# Hollow core cabinet doors?



## sfpcservice (Feb 20, 2010)

Hi Folks,

I'm currently in the middle of a travel trailer rebuild and I'm at the point of rebuilding the cabinet doors. The doors I pulled out were a hollow core design (as are the cabinet doors in my house) with a 1/8th ply backing the full hight and width of the rear of the door and then on the front is what appears to be a cove cut exposed wood frame and then a top 1/8th ply face. I can't find anything on the web about how to build these or what tools are needed. Does anyone know what this type of construction is called and where I can find an article that talks about how to do it?

I want to use this method because the doors are nice and light and look good, as opposed to using cabinet grade thick plywood.


----------



## ~WoodChuck~ (Jan 17, 2009)

I'm not sure about making those in question but i have made some with using a single 1/4" mdf core dadoed into a 3/4" frame and they were very light and easy to make doors.


----------



## Leo G (Oct 16, 2006)

This link might help you.


----------



## The Wizard (Aug 21, 2013)

These doors are generally made with a 3/4" x 1 1/2" solid wood frame with either mitered or butt corners. They don't have to be very secure but they do have to be tight. 1/8" ply is then contact cemented to both sides of the frame usually about an 1/8" short of the edge all the way around depending on door edge detail. 
After the ply is in place the door is trimmed to final dimension and the edge is run through a shaper or router with the desired edge detail.

I just noticed that post is from 2009. You think he's still waiting for an answer?


----------



## Steve Neul (Sep 2, 2011)

The doors would have to be made individually by the cabinet shop that did it. All it would be is a wooden frame made out of 1/2" solid stock and laminated on both sides with 1/8" plywood. I've seen the center done with cardboard tubing cut into 1/2" pieces and I've seen 1/2"x1/2" strips for ribbing to fill the center. Not only the doors, the sides and shelving for the cabinets too were done in that manor. I've never seen any new cabinets done that way. It was only cabinets done in the 1960's and early 1970's.


----------



## ryan50hrl (Jun 30, 2012)

I don't know why you couldn't make a frame, and laminate on thin plywood...using edge banding and then finish. You'd have a hollow light door...and it shouldn't look too bad.


----------



## Steve Neul (Sep 2, 2011)

ryan50hrl said:


> I don't know why you couldn't make a frame, and laminate on thin plywood...using edge banding and then finish. You'd have a hollow light door...and it shouldn't look too bad.

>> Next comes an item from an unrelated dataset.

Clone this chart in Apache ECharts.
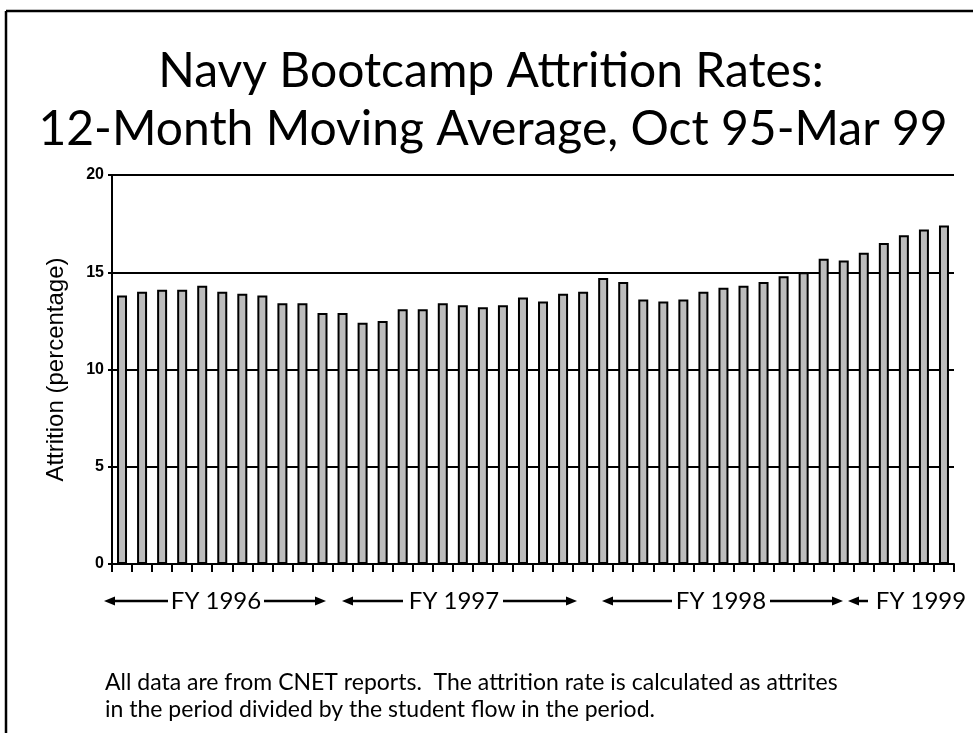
<!DOCTYPE html>
<html>
<head>
<meta charset="utf-8">
<script src="https://cdn.jsdelivr.net/npm/echarts@6/dist/echarts.min.js"></script>
<style>
  html, body { margin: 0; padding: 0; background: #fff; }
  #chart { width: 973px; height: 733px; }
</style>
</head>
<body>
<div id="chart"></div>
<script>
// monthly categories, Oct 95 .. Mar 99
const months = [
  'Oct 95','Nov 95','Dec 95','Jan 96','Feb 96','Mar 96','Apr 96','May 96','Jun 96','Jul 96','Aug 96','Sep 96',
  'Oct 96','Nov 96','Dec 96','Jan 97','Feb 97','Mar 97','Apr 97','May 97','Jun 97','Jul 97','Aug 97','Sep 97',
  'Oct 97','Nov 97','Dec 97','Jan 98','Feb 98','Mar 98','Apr 98','May 98','Jun 98','Jul 98','Aug 98','Sep 98',
  'Oct 98','Nov 98','Dec 98','Jan 99','Feb 99','Mar 99'
];
// 12-month moving average attrition (%)
const attrition = [
  13.8, 14.0, 14.1, 14.1, 14.3, 14.0, 13.9, 13.8, 13.4, 13.4, 12.9, 12.9,
  12.4, 12.5, 13.1, 13.1, 13.4, 13.3, 13.2, 13.3, 13.7, 13.5, 13.9, 14.0,
  14.7, 14.5, 13.6, 13.5, 13.6, 14.0, 14.2, 14.3, 14.5, 14.8, 15.0, 15.7,
  15.6, 16.0, 16.5, 16.9, 17.2, 17.4
];
const yTicks = [0, 5, 10, 15, 20];
const fyLabels = ['FY 1996', 'FY 1997', 'FY 1998', 'FY 1999'];

const chart = echarts.init(document.getElementById('chart'));
const serif = 'Lato, "Open Sans", sans-serif';

// arrow helper for the fiscal-year brackets under the axis
function arrow(x1, x2, y, dir) {
  // dir: -1 head at x1, 1 head at x2
  const tip = dir < 0 ? x1 : x2;
  const base = tip - dir * 11;
  return [
    { type: 'line', shape: { x1: dir < 0 ? base : x1, y1: y, x2: dir < 0 ? x2 : base, y2: y },
      style: { stroke: '#000', lineWidth: 2.5 } },
    { type: 'polygon', shape: { points: [[tip, y], [base, y - 4.5], [base, y + 4.5]] },
      style: { fill: '#000' } }
  ];
}

const fyY = 601;
const fyFont = '24px ' + serif;
const fyGraphics = [
  ...arrow(104, 168, fyY, -1), { type: 'text', x: 216, y: fyY, style: { text: fyLabels[0], font: fyFont, fill: '#000', textAlign: 'center', textVerticalAlign: 'middle' } }, ...arrow(264, 326, fyY, 1),
  ...arrow(342, 403, fyY, -1), { type: 'text', x: 454, y: fyY, style: { text: fyLabels[1], font: fyFont, fill: '#000', textAlign: 'center', textVerticalAlign: 'middle' } }, ...arrow(503, 577, fyY, 1),
  ...arrow(602, 672, fyY, -1), { type: 'text', x: 721, y: fyY, style: { text: fyLabels[2], font: fyFont, fill: '#000', textAlign: 'center', textVerticalAlign: 'middle' } }, ...arrow(770, 843, fyY, 1),
  ...arrow(848, 868, fyY, -1), { type: 'text', x: 921, y: fyY, style: { text: fyLabels[3], font: fyFont, fill: '#000', textAlign: 'center', textVerticalAlign: 'middle' } }
];

chart.setOption({
  backgroundColor: '#fff',
  animation: false,
  grid: { left: 112, right: 19, top: 175, bottom: 169, containLabel: false },
  xAxis: {
    type: 'category',
    data: months,
    boundaryGap: true,
    axisLine: { lineStyle: { color: '#000', width: 2 } },
    axisTick: { show: true, length: 8, interval: 0, lineStyle: { color: '#000', width: 2 } },
    axisLabel: { show: false },
    splitLine: { show: false }
  },
  yAxis: {
    type: 'value',
    min: yTicks[0],
    max: yTicks[yTicks.length - 1],
    interval: 5,
    name: 'Attrition (percentage)',
    nameLocation: 'middle',
    nameGap: 44,
    nameTextStyle: { fontFamily: 'Arial, "Liberation Sans", sans-serif', fontSize: 24, color: '#000' },
    axisLine: { show: true, lineStyle: { color: '#000', width: 2 } },
    axisTick: { show: true, length: 4, lineStyle: { color: '#000', width: 2 } },
    axisLabel: { color: '#000', fontSize: 16, fontWeight: 'bold', fontFamily: 'Arial, "Liberation Sans", sans-serif', margin: 8 },
    splitLine: { show: true, lineStyle: { color: '#000', width: 2 } }
  },
  series: [{
    type: 'bar',
    data: attrition,
    barWidth: 10,
    itemStyle: { color: '#bcbcbc', borderColor: '#000', borderWidth: 2 }
  }],
  graphic: [
    // frame
    { type: 'line', shape: { x1: 6, y1: 11, x2: 973, y2: 11 }, style: { stroke: '#000', lineWidth: 2.5 } },
    { type: 'line', shape: { x1: 6, y1: 11, x2: 6, y2: 733 }, style: { stroke: '#000', lineWidth: 2.5 } },
    // title
    { type: 'text', x: 491, y: 72, style: { text: 'Navy Bootcamp Attrition Rates:', font: '48px ' + serif, fill: '#000', textAlign: 'center', textVerticalAlign: 'middle' } },
    { type: 'text', x: 493, y: 130, style: { text: '12-Month Moving Average, Oct 95-Mar 99', font: '48px ' + serif, fill: '#000', textAlign: 'center', textVerticalAlign: 'middle' } },
    ...fyGraphics,
    // footnote
    { type: 'text', x: 105, y: 683, style: { text: 'All data are from CNET reports.  The attrition rate is calculated as attrites', font: '23px ' + serif, fill: '#000', textVerticalAlign: 'middle' } },
    { type: 'text', x: 105, y: 710, style: { text: 'in the period divided by the student flow in the period.', font: '23px ' + serif, fill: '#000', textVerticalAlign: 'middle' } }
  ]
});
</script>
</body>
</html>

1/8" plywood is very flemsy and fragile. If you didn't put some material in the center filling the void the plywood would wrinkle when you finish it and could easily have a hole knocked in it if it were struck by something. You know it immediately when you take down one of these cabinets built in this manor. They weight almost nothing. It's hard to believe they acutally work but do very well.


----------



## cabinetman (Jul 5, 2007)

It's not a common fabrication, as there has to be some interior structuring to keep the faces flat. The frame of the door can be made as the drawing below in the form of a "T". The ½" center can be wide enough to carry euro hinges if necessary, i.e., 2"-2¼". The 1/8" face cladding (plywood) would finish flush to the trim edge left on the frame.
.

























.


----------